Public–private partnerships afford governments the opportunity to build megaprojects that benefit the public but might be too expensive or risky for either the public or private entity to undertake alone. Concession contracts, which govern the behavior of the participants in the partnership, often contain a Right of First Action (RoFA) clause. The holder of this clause has the right, but not the obligation, to invest in altering the project in some way. The RoFA is linked to design flexibility, which can be built into the megaproject public–private partnership’s initial blueprint as a way to increase private-sector interest and preserve public-sector value for money. This research shows that the inclusion of a RoFA can create an additional stream of potential cash flows to the project; these cash flows constitute an asset that exists in addition to the primary revenues expected upon project completion.
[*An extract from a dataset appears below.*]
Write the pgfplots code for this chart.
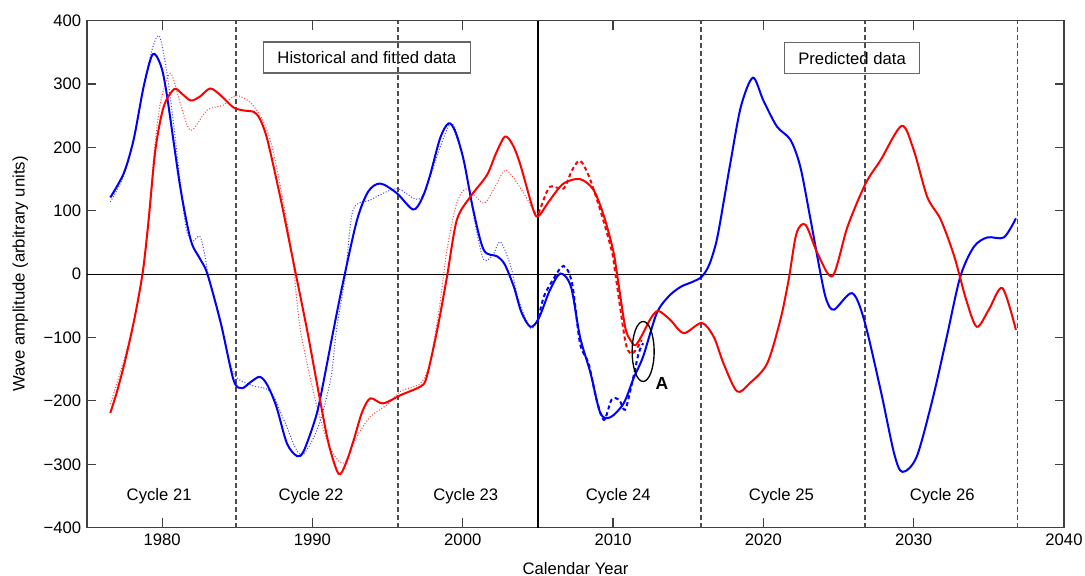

The additional asset can be offered to the private partner, augmenting the value of the project, or it can be held by the public sector until certain conditions are met. The value of the asset can be determined using a real options approach. To illustrate the approach, a case study on the Batoka Gorge Hydropower Dam, a 2,400-MW facility on the Zambezi River, which divides Zambia and Zimbabwe, is undertaken. The framework extends existing research on contract design to offer a specific valuation application that will be especially useful to government agencies that are seeking to enhance the competitiveness of their bidding processes and create durable contracts of lasting value.